ねえ、リーズ、長老さまがいつかおっしゃったことがあるんです。人間というものはだれでも、ちょうど子供を見るように面倒を見てやらなければいけない、ある者に対しては、それこそ入院している病人の世話を見るようにしなくてはいけないって……」
アリョーシャの気づかいは本物です。
しかし、相手を気遣えるのは、、いろんな意味で恵まれているからです。
そう考えると、アリョーシャの思いやりは、持てる者の驕りと言えなくもないです。優しさには変わりないですが。
こうした事は、現代の福祉や支援も同様です。
支援する方は、親切心かもしれませんが、もう一方から見れば、相手に見下されているように感じることもあります。

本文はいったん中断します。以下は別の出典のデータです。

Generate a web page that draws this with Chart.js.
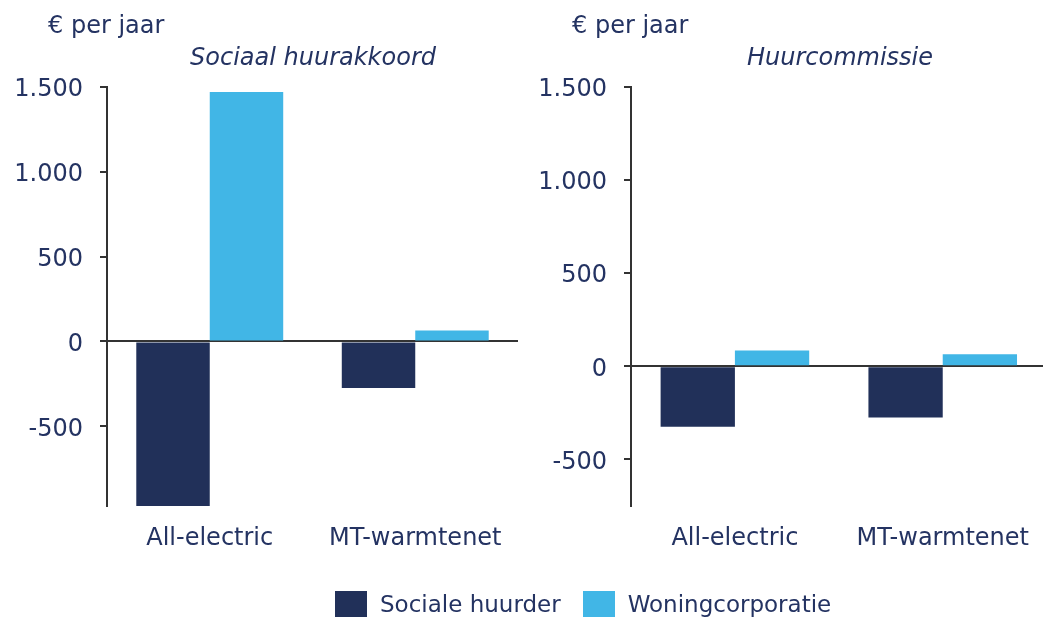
<!DOCTYPE html>
<html>
<head>
<meta charset="utf-8">
<script src="https://cdn.jsdelivr.net/npm/chart.js@4/dist/chart.umd.min.js"></script>
<style>
  body { margin: 0; background: #fff; font-family: "DejaVu Sans", Verdana, sans-serif; color: #243362; }
  #wrap { position: relative; width: 1043px; height: 618px; overflow: hidden; }
  .box { position: absolute; top: 0; height: 618px; }
  .unit { position: absolute; top: 11px; font-size: 24px; }
  .title { position: absolute; top: 43px; font-size: 24px; font-style: italic; transform: translateX(-50%); white-space: nowrap; }
  .legend { position: absolute; left: 335px; top: 591px; font-size: 23px; display: flex; align-items: center; white-space: nowrap; }
  .legend span.sw { display: inline-block; width: 32px; height: 26px; margin-right: 13px; }
  .legend span.lbl { margin-right: 22px; }
</style>
</head>
<body>
<div id="wrap">
  <div class="box" style="left:0;width:525px"><canvas id="links"></canvas></div>
  <div class="box" style="left:525px;width:522px"><canvas id="rechts"></canvas></div>
  <div class="unit" style="left:48px">€ per jaar</div>
  <div class="unit" style="left:572px">€ per jaar</div>
  <div class="title" style="left:313px">Sociaal huurakkoord</div>
  <div class="title" style="left:840px">Huurcommissie</div>
  <div class="legend" id="legenda"></div>
</div>
<script>
// varianten en reeksen
const varianten = ["All-electric", "MT-warmtenet"];
const reeksen = ["Sociale huurder", "Woningcorporatie"];
const kleuren = ["#213059", "#41b6e6"];

// Sociaal huurakkoord (€ per jaar)
const huurakkoordHuurder = [-970, -275];
const huurakkoordCorporatie = [1470, 65];

// Huurcommissie (€ per jaar)
const commissieHuurder = [-325, -275];
const commissieCorporatie = [85, 65];

// as-bereik en asverdeling
const asLinks = { min: -970, max: 1500 };
const asRechts = { min: -750, max: 1500 };
const tickWaarden = [-500, 0, 500, 1000, 1500];

const tekstKleur = "#243362";
const lijnKleur = "#333333";

function formatGetal(v) {
  const s = Math.abs(v).toString().replace(/\B(?=(\d{3})+(?!\d))/g, ".");
  return (v < 0 ? "-" : "") + s;
}

function maakGrafiek(id, huurder, corporatie, as, asBreedte, rechtsPad) {
  const ctx = document.getElementById(id).getContext("2d");
  return new Chart(ctx, {
    type: "bar",
    data: {
      labels: varianten,
      datasets: [
        { label: reeksen[0], data: huurder, backgroundColor: kleuren[0], borderWidth: 0 },
        { label: reeksen[1], data: corporatie, backgroundColor: kleuren[1], borderWidth: 0 },
      ],
    },
    options: {
      responsive: true,
      maintainAspectRatio: false,
      animation: false,
      events: [],
      layout: { padding: { top: 87, bottom: 62, left: 0, right: rechtsPad } },
      plugins: { legend: { display: false }, tooltip: { enabled: false } },
      datasets: { bar: { categoryPercentage: 0.715, barPercentage: 1 } },
      scales: {
        x: {
          grid: { display: false, drawTicks: false },
          border: { display: false },
          ticks: { color: tekstKleur, font: { family: "DejaVu Sans", size: 24 }, padding: 18, maxRotation: 0 },
          afterFit: (s) => { s.height = 50; },
        },
        y: {
          min: as.min,
          max: as.max,
          z: 1,
          border: { display: true, color: lijnKleur, width: 2 },
          grid: {
            color: (c) => (c.tick && c.tick.value === 0 ? lijnKleur : "rgba(0,0,0,0)"),
            tickColor: lijnKleur,
            lineWidth: 2,
            tickLength: 7,
          },
          ticks: {
            color: tekstKleur,
            font: { family: "DejaVu Sans", size: 24 },
            padding: 17,
            labelOffset: 3,
            callback: (v) => formatGetal(v),
          },
          afterBuildTicks: (s) => {
            s.ticks = tickWaarden.filter((v) => v >= as.min && v <= as.max).map((v) => ({ value: v }));
          },
          afterFit: (s) => { s.width = asBreedte; },
        },
      },
    },
  });
}

maakGrafiek("links", huurakkoordHuurder, huurakkoordCorporatie, asLinks, 107, 7);
maakGrafiek("rechts", commissieHuurder, commissieCorporatie, asRechts, 106, 0);

// legenda onder beide panelen
const legenda = document.getElementById("legenda");
reeksen.forEach((naam, i) => {
  const sw = document.createElement("span");
  sw.className = "sw";
  sw.style.background = kleuren[i];
  const lbl = document.createElement("span");
  lbl.className = "lbl";
  lbl.textContent = naam;
  legenda.appendChild(sw);
  legenda.appendChild(lbl);
});
</script>
</body>
</html>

「お金をあげれば、人は納得する」というのは、持てる者の傲慢であり、スネギリョフとイリューシャの心の傷は見舞金では購えません。たとえ生活が楽になっても、誇りを傷つけられたこと、また施しを受けた事実は一生残るでしょう。
だとしても、無関心でいるよりは、積極的に関わっていく気持ちが大事で、交流を重ねるうちに、一家が心を開いてくれることもあるかもしれません。
これを機に、アリョーシャの中に、現実社会に対する新たな知見が生まれたのは確かで、それは13年後の「ある出来事」において結実します。
しかしながら、詳しい経緯は幻の続編「第二の小説」に書かれているので、現代の読者は想像するより他ありません。